I Was TERRIBLE at My Career!

I found one of my first video projects recently and I have to tell you: It was HORRIBLE! And not just a little bad. It was one of the worst things I’ve seen. The color was bad, the footage was shaky, the audio was scratchy and inconsistent. Oh, and for a whole interview the background was in focus…not the subject… After seeing that hot pile of garbage I wanted to go back and slap 19 year old me for creating it and allowing it out into the world.

What was interesting to me on further reflection, is the different reactions and feelings it brought up in me. The first was shame. I put this thing up in class as a submission for a project. How on earth did I pass that class? They must have seen something in me I didn’t. I put this thing out on the internet! It was on Youtube, Facebook and Vimeo with my name on it. I didn’t realize until recently that it was STILL up on an old Youtube account until I frantically and in a pure panic scrubbed it from the web. The fact that I got any jobs with things like that floating around is nothing short of a miracle. All of this shame came bubbling up and overwhelmed me.

The next wave of emotional response in this trip down memory lane was Self-Doubt. At some point I was not only satisfied with the quality of work I put out, but to some degree proud enough of it to put it online as a representation of who I was and what I could do… What if I’m happy with, and proud of, my work now, but it turns out that in another 2, 5 or 10 years I look back on these projects in horror? What if I’m my career hat on, and satisfied with, work that makes me look like a fool who’s phoned it in? This is a gut dropping feeling. No one wants to be thought sloppy, lazy or unfit for the career they’ve spent so much time building!
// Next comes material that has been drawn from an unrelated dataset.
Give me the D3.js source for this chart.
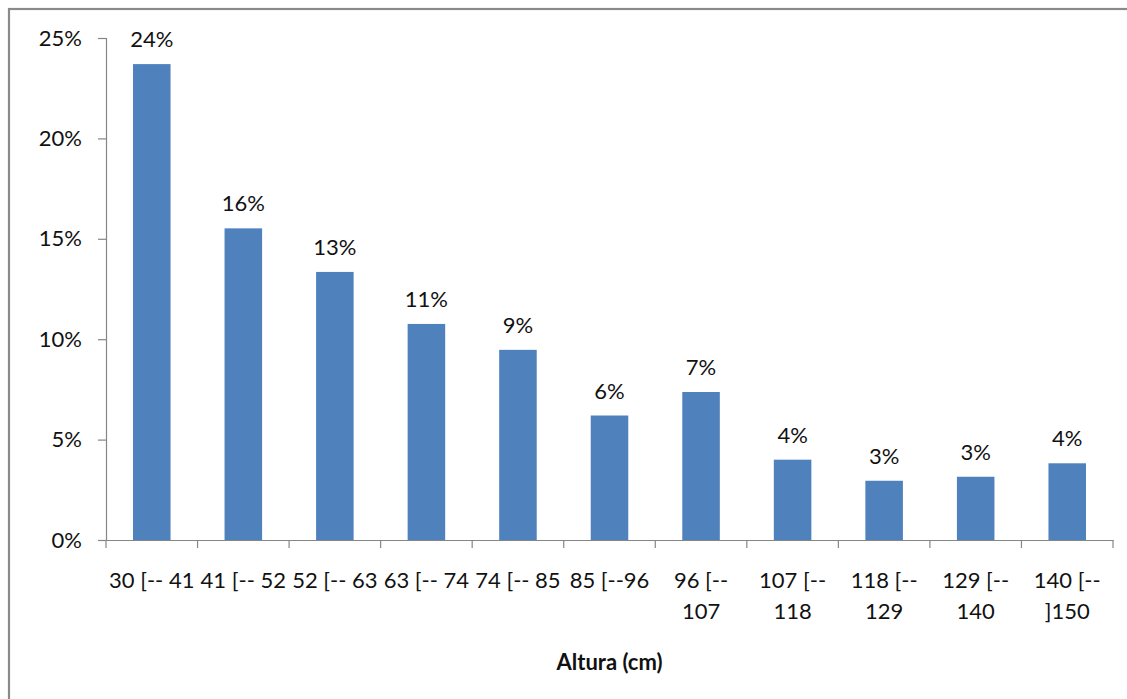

Ok, but there is another feeling that hit me after all this deluge of shame and self-doubt: Pride. I started from the bottom. I didn’t pick up a camera until I was in college. And I was NOT good at it at first. I was sloppy. I was overwhelmed. I was by no means technically or detail oriented. And I feel proud of how far I’ve come. I worked my butt off to learn technological knowledge, technique and an ever growing attention to detail. Maybe it’s that drastic transformation from first horrific project to now that shows how I set myself apart.

I’ve lived my life with a chip on my shoulder. I don’t know exactly where it came from, but I have always been, and always will be my harshest critic. I’m ok with this. It keeps me honest, holds me accountable and drives me to do and be better. It may beat me down sometimes and make me feel shame and self doubt, but it also gives me the pride that comes with seeing the big picture and seeing my story as a whole.

I will always look at past projects and pick them apart. In 10 years when I look back on projects, I’ll probably cringe at mistakes I’m making now. And honestly, I hope I do. I hope the content and projects I’m working on now don’t hold a candle to what 40 year old me is producing and the standards I hold then. Because that means I’ll still be raising the bar. I think I’m pretty damn good now and only getting better. So if 40 year old me thinks I suck I must me a baller then.

Looking back on work is hard. It brings up so many crazy emotions, especially in the turbulent overthinking minds of creatives. But even more depressing is seeing stagnation or regression in your work over time.